## DATA ENTRIES
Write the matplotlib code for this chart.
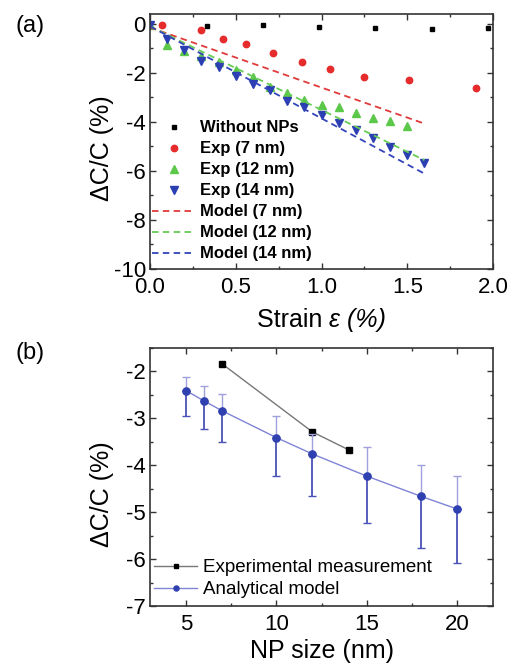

---

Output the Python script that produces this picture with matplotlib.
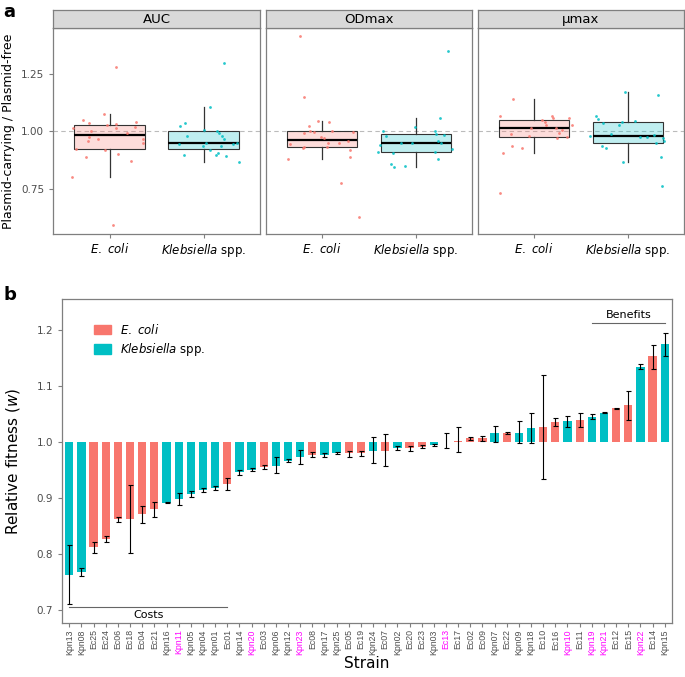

...

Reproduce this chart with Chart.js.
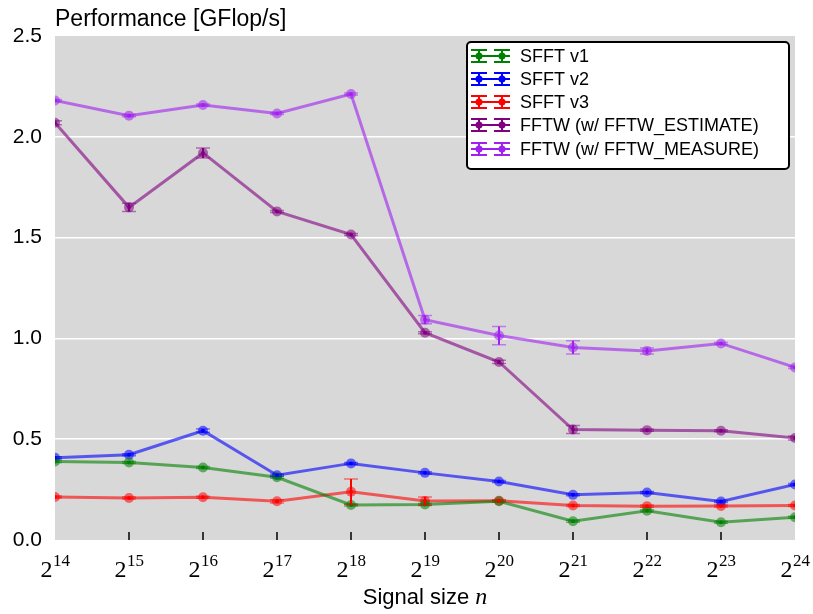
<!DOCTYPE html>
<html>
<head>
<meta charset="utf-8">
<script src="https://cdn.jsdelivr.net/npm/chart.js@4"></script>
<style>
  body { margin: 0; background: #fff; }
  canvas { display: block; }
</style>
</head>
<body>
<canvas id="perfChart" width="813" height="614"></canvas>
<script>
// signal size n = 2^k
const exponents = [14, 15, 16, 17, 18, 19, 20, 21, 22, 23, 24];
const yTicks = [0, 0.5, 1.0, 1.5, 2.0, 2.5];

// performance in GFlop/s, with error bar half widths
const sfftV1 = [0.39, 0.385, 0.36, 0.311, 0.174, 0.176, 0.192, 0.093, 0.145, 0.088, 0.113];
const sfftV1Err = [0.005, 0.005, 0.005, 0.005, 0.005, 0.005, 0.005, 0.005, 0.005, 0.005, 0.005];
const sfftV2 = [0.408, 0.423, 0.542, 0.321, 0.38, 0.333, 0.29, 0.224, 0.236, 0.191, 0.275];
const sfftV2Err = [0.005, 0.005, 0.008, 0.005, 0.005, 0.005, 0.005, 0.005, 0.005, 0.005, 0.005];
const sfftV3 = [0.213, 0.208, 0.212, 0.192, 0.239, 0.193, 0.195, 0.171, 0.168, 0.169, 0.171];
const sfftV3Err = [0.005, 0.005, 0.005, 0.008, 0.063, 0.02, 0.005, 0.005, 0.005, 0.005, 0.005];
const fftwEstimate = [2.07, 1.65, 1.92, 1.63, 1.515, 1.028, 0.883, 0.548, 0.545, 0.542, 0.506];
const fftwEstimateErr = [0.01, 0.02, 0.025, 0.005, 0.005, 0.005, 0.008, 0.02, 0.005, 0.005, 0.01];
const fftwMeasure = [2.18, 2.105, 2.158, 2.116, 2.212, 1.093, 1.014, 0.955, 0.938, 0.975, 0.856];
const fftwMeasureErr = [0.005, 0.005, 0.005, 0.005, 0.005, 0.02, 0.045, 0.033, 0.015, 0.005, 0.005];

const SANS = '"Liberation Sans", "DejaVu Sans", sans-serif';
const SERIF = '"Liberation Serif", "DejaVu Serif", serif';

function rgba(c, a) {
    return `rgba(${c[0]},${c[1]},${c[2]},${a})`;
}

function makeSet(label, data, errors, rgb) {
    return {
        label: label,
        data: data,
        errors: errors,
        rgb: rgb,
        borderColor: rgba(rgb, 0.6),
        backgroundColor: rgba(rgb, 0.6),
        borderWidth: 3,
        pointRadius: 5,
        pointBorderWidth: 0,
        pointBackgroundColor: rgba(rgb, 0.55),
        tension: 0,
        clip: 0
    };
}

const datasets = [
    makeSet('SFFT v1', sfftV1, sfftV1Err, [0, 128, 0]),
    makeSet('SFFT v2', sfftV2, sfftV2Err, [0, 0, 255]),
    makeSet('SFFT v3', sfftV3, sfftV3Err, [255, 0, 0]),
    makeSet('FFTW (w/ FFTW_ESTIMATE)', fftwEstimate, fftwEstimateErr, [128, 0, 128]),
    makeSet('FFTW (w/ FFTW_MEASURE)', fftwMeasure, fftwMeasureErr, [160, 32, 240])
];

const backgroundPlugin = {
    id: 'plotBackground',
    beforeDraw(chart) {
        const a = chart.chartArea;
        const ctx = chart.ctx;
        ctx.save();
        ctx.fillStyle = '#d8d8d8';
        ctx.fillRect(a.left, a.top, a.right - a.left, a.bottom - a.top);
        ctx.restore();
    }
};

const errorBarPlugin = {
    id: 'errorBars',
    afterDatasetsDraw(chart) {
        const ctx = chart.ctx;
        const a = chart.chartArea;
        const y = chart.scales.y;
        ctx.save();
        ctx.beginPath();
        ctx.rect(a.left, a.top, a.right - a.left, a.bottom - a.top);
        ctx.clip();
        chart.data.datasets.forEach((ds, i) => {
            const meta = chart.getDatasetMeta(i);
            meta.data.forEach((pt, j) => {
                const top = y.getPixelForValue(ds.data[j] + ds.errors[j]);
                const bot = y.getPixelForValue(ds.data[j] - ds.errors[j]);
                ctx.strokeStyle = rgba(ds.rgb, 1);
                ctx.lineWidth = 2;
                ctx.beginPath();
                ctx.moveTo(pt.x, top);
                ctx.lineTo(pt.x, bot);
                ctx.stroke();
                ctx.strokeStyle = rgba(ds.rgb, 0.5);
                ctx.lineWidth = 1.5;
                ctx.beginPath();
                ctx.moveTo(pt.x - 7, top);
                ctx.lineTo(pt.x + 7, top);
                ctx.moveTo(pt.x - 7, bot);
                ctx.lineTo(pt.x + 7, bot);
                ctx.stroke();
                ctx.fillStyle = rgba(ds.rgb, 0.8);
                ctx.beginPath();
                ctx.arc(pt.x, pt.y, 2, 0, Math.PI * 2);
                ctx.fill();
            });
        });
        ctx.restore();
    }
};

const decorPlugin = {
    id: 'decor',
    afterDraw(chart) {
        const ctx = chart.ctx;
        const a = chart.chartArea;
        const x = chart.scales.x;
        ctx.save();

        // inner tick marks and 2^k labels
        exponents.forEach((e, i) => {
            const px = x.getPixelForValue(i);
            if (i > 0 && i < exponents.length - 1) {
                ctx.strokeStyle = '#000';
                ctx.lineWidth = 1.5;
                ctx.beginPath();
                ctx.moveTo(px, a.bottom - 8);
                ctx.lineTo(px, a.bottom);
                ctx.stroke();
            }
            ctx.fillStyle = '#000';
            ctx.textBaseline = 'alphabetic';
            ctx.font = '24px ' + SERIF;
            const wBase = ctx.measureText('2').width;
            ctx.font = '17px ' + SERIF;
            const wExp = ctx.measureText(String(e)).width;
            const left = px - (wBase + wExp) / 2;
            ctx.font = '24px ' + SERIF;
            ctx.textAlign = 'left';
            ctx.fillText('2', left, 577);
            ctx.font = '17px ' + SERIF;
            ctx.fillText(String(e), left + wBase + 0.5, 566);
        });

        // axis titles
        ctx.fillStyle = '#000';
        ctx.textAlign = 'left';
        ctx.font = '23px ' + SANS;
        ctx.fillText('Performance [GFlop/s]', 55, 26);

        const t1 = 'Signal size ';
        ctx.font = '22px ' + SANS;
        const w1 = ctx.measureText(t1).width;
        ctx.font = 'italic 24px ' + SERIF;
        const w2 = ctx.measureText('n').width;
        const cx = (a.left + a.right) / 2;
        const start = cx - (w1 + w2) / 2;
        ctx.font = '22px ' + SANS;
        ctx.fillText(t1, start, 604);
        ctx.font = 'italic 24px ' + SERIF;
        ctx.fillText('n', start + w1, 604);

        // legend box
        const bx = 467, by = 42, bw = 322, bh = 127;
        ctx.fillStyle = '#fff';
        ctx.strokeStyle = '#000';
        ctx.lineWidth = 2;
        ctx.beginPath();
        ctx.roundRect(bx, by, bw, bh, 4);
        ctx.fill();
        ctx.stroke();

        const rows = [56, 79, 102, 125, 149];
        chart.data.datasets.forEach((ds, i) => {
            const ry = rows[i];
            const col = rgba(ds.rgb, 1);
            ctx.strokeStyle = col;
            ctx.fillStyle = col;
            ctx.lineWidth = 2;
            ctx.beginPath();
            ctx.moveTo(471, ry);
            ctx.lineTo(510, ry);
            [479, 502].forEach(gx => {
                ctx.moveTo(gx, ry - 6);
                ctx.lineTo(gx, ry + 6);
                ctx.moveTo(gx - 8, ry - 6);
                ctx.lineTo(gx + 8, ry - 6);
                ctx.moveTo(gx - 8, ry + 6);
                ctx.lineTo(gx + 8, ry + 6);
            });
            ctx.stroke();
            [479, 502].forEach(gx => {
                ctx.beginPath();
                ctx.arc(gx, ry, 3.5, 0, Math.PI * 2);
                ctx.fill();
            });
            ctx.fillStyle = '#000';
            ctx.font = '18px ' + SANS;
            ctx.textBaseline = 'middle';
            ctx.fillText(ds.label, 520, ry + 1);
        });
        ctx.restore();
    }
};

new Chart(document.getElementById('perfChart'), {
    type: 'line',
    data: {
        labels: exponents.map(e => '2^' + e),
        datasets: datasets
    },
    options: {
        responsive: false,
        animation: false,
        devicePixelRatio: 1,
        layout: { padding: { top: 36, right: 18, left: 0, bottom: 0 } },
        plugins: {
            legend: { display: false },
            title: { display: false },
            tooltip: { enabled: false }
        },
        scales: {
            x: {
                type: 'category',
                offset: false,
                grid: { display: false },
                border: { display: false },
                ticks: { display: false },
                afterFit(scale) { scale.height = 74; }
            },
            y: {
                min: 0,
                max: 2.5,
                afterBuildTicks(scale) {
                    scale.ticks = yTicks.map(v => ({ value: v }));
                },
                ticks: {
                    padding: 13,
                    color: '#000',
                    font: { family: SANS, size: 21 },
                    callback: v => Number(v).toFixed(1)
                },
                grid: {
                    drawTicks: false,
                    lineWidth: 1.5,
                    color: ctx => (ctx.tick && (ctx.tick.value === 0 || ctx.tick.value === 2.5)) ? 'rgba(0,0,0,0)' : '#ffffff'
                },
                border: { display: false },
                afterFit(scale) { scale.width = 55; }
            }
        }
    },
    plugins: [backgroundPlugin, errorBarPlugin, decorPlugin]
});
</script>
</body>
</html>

## EXERCISE PROMPT
Leave the pictures out and copy exactly the lines from the one with "Reproduce this chart with Chart.js." to the one with "const yTicks = [0, 0.5, 1.0, 1.5, 2.0, 2.5];", both included.

## RESPONSE TO THE EXERCISE
Reproduce this chart with Chart.js.
<!DOCTYPE html>
<html>
<head>
<meta charset="utf-8">
<script src="https://cdn.jsdelivr.net/npm/chart.js@4"></script>
<style>
  body { margin: 0; background: #fff; }
  canvas { display: block; }
</style>
</head>
<body>
<canvas id="perfChart" width="813" height="614"></canvas>
<script>
// signal size n = 2^k
const exponents = [14, 15, 16, 17, 18, 19, 20, 21, 22, 23, 24];
const yTicks = [0, 0.5, 1.0, 1.5, 2.0, 2.5];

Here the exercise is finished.